Tomb kings can be good in their current edition, but it takes an extremely skillful player to make them so. As it stands, they are not an army for beginners. Either wait, or try HE. I'd actually suggest you wait and save up; if you like Tomb Kings then you should play them, and the wait is not that long.


----------



## Firefighter X (Apr 21, 2010)

Thanks for the awesome feedback gents.

I guess I'll bide my time painting my World Eaters and we'll see what becomes of the TKs.

FFX


----------



## gatha23 (Jul 9, 2009)

my tomb kings have been fine, they are my 1st fantasy army and i run the queen with 90 bowmen.

my advice is the high queen rocks with posion for a few points.
sure you hit on 5s and poison on 6s but im never short of rolling 6s lol

the rest of the army is for you to decide upon. 

just dont be put off because they are 'old' if you listen to that you may never start them. 

-N-


----------



## GrizBe (May 12, 2010)

I'm not saying you shouldn't start them, just to be warey if you do as it isn't really the time to commit to the army when its becomming much more likely they'll be changed within a relatively short space of time.

Heck, I'm an Ogre Player... another army in dire need of an update, and I started them when they were supposidly weak. I've done perfectly well with them.

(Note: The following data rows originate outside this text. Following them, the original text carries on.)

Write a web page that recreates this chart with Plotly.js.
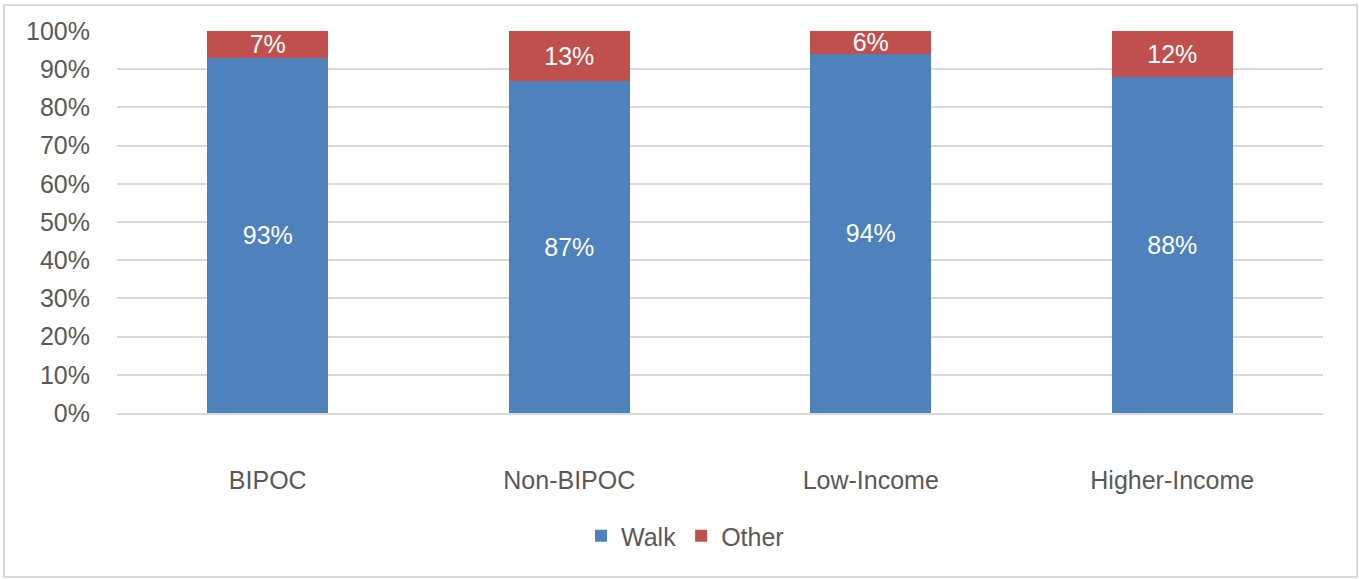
<!DOCTYPE html>
<html>
<head>
<meta charset="utf-8">
<script src="https://cdn.plot.ly/plotly-3.0.1.min.js"></script>
<style>
  html, body { margin: 0; padding: 0; background: #fff; }
  #chart { width: 1359px; height: 579px; }
</style>
</head>
<body>
<div id="chart"></div>
<script>
// Share of trips by mode, per group
const categories = ['BIPOC', 'Non-BIPOC', 'Low-Income', 'Higher-Income'];
const walkPct = [93, 87, 94, 88];
const otherPct = [7, 13, 6, 12];
const yTicks = [0, 10, 20, 30, 40, 50, 60, 70, 80, 90, 100];

const FONT = 'Liberation Sans, Arial, sans-serif';
const labelFont = { family: FONT, size: 25, color: '#ffffff' };

const traces = [
  {
    type: 'bar', name: 'Walk', x: categories, y: walkPct,
    marker: { color: '#4F81BD' },
    text: walkPct.map(v => v + '%'), textposition: 'inside',
    insidetextanchor: 'middle', textfont: labelFont,
    constraintext: 'none', hoverinfo: 'skip'
  },
  {
    type: 'bar', name: 'Other', x: categories, y: otherPct,
    marker: { color: '#C0504D' },
    text: otherPct.map(v => v + '%'), textposition: 'inside',
    insidetextanchor: 'middle', textfont: labelFont,
    constraintext: 'none', hoverinfo: 'skip'
  }
];

const W = 1359, H = 579;
const m = { l: 117, r: 36, t: 31, b: 166 };
const pw = W - m.l - m.r, ph = H - m.t - m.b;
// frame around the whole figure, expressed in paper units
const px = v => (v - m.l) / pw;
const py = v => (H - m.b - v) / ph;

const layout = {
  width: W, height: H,
  margin: m,
  paper_bgcolor: '#ffffff', plot_bgcolor: '#ffffff',
  barmode: 'stack', bargap: 0.6,
  font: { family: FONT, size: 25, color: '#595959' },
  showlegend: true,
  legend: {
    orientation: 'h', x: px(685), xanchor: 'center', y: py(536), yanchor: 'middle',
    font: { size: 25, color: '#595959' }, traceorder: 'normal',
    itemwidth: 30, tracegroupgap: 0
  },
  xaxis: {
    type: 'category', showgrid: false, zeroline: false, showline: true,
    linecolor: '#d9d9d9', linewidth: 2, ticks: '',
    ticklabelstandoff: 44, tickfont: { size: 25, color: '#595959' }, fixedrange: true
  },
  yaxis: {
    range: [0, 100], tickvals: yTicks, ticktext: yTicks.map(v => v + '%'),
    showgrid: true, gridcolor: '#d9d9d9', gridwidth: 2, zeroline: false,
    showline: false, ticks: '', ticklabelstandoff: 26,
    tickfont: { size: 25, color: '#595959' }, fixedrange: true
  },
  shapes: [{
    type: 'rect', xref: 'paper', yref: 'paper',
    x0: px(4), x1: px(1357), y0: py(577), y1: py(5),
    line: { color: '#d9d9d9', width: 2 }, fillcolor: 'rgba(0,0,0,0)', layer: 'below'
  }]
};

Plotly.newPlot('chart', traces, layout, { displayModeBar: false, staticPlot: true });
</script>
</body>
</html>
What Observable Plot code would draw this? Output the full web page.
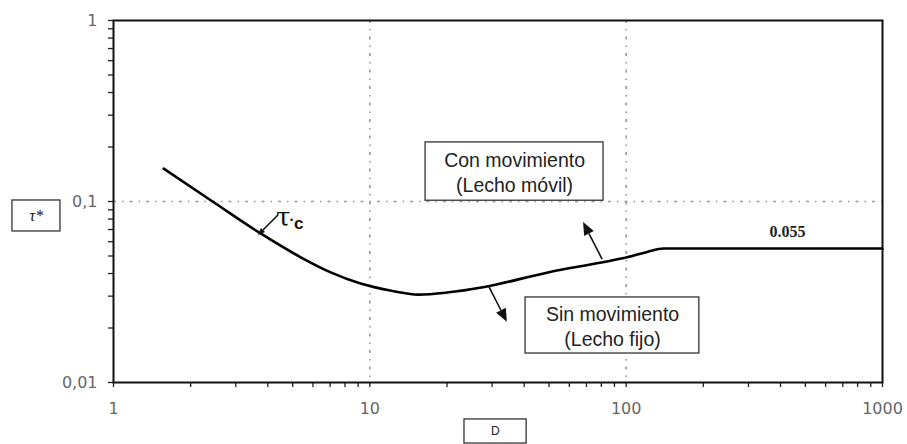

Thing is though, you'll be seriously annoyed if you buy an army, and in a couple of months its no longer viable, or the models are replaced with more awesome looking ones... Thats my point of view.

That said, from what I understand, TK armies with Kelis that are archer heavy, have scorpians and ushabti, can be pretty nasty to fight against... so they're not a 'you'll loose all the time if you play them' army.

I'd still suggest waiting though.


----------



## sybarite (Aug 10, 2009)

I am with GrizBe on this one.

l have sold off my TK ages ago but it still the same thing with my 40K SoB.
Yes they can still win games, they are fun to play with and have some good fluff but. Most of the models are now removed from the store and some of the rules no longer apply or a very out of date. In the end if you want to start this army l would wait until the new book comes out.


----------